Acts 7:60 He kneeled down, and cried with a loud voice, “Lord, don’t hold this sin against them!” When he had said this, he fell asleep.

 

Acts 13:36 For David, after he had in his own generation served the counsel of God, fell asleep, and was laid with his fathers, and saw decay.

 

1 Corinthians 11:30 For this cause many among you are weak and sickly, and not a few sleep.

 

1 Corinthians 15:6 Then he appeared to over five hundred brothers at once, most of whom remain until now, but some have also fallen asleep.

 

1 Corinthians 15:18 Then they also who are fallen asleep in Christ have perished.

 

1 Corinthians 15:20 But now Christ has been raised from the dead. He became the first fruits of those who are asleep.

 

1 Corinthians 15:51 Behold, I tell you a mystery. We will not all sleep, but we will all be changed.

 

1 Thessalonians 4:13 But we don’t want you to be ignorant, brothers, concerning those who have fallen asleep, so that you don’t grieve like the rest, who have no hope.

 

1 Thessalonians 4:14 For if we believe that Jesus died and rose again, even so God will bring with him those who have fallen asleep in Jesus.

 

1 Thessalonians 4:15 For this we tell you by the word of the Lord, that we who are alive, who are left to the coming of the Lord, will in no way precede those who have fallen asleep.

 

1 Thessalonians 5:10 who died for us, that, whether we wake or sleep, we should live together with him.

 

Resting indefinitely with one’s forefathers, however, is not the end of the Scriptures’ story: there will come a time when those who sleep the sleep of death will be raised to life and then they will be judged and the result of that judgment will be eternal:

 

Daniel 12:2 Multitudes who sleep in the dust of the earth will awake: some to everlasting life, others to shame and everlasting contempt.

 

Jesus named many people who, despite having died generations ago, were still able to interact with other dead people. For example:

 

Matthew 12:41-42 The men of Nineveh will stand up at the judgment with this generation and condemn it; for they repented at the preaching of Jonah, and now one greater than Jonah is here. The Queen of the South will rise at the judgment with this generation and condemn it; for she came from the ends of the earth to listen to Solomon’s wisdom, and now one greater than Solomon is here.

 

Luke 13:28 There will be weeping there, and gnashing of teeth, when you see Abraham, Isaac and Jacob and all the prophets in the kingdom of God, but you yourselves thrown out.

 

Luke 16:23-25 In hell, where he was in torment, he looked up and saw Abraham far away, with Lazarus by his side.

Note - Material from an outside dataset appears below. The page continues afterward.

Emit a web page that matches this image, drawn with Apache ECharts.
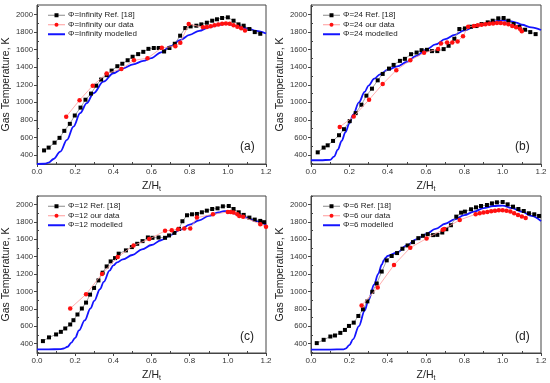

So he called to him, ‘Father Abraham . . . But Abraham replied . . .

 

By Jesus’ time, Abraham, the Queen of the South, and so on had been dead for centuries but according to him they still were the same individuals. If reincarnation occurs, these people would no longer be Abraham, the Queen of the South, and so on, but would have reincarnated into animals or become other people, possibly several times.

 

Over and over and over, Jesus’ teaching revealed that, after death, people maintain their individual identity, regardless of whether or not they have lived a godly life. They do not end up being a succession of different creatures and people nor, as some Indian religions teach, do they finally lose their individuality by merging into something much bigger, like a drop in an ocean. On the other hand, individuality does not mean isolation: heaven will be a place of deep and fulfilling and all-inclusive love. Nor does remaining the same person mean they will not undergo change. In fact, Jesus taught that after death people become so different to earthly people and animals that they become like angels, for whom marriage is meaningless and there is no sexual reproduction:

 

Matthew 22:30 At the resurrection people will neither marry nor be given in marriage; they will be like the angels in heaven.

 

Jesus revered the Jewish Bible (the Old Testament) as the source of spiritual truth (see Jesus & the Jewish Bible). Moreover, he kept stating over and over that dead people still exist as the persons they were when they died. Even though hundreds or thousands of years had passed they had not reincarnated.

 

The New Testament book of Hebrews says that in order for him to atone for the sins of the entire human race, Jesus had to become like humans in every way, except that he was sinless (Hebrews 2:17; 4:15). One aspect of him being like all other humans is that he would die just once. This book was written to Jewish Christians and the writer knew that dying just once (not over and over as would be the case if reincarnation occurred) is an elementary belief of those with a Jewish background.

 

Hebrews 9:25-28 Nor did he [Jesus] enter heaven to offer himself again and again, the way the high priest enters the Most Holy Place every year with blood that is not his own. Then Christ would have had to suffer many times since the creation of the world. But now he has appeared once for all at the end of the ages to do away with sin by the sacrifice of himself. Just as man [every human] is destined to die once, and after that to face judgment, so Christ was sacrificed once to take away the sins of many people . . . (Emphasis mine.)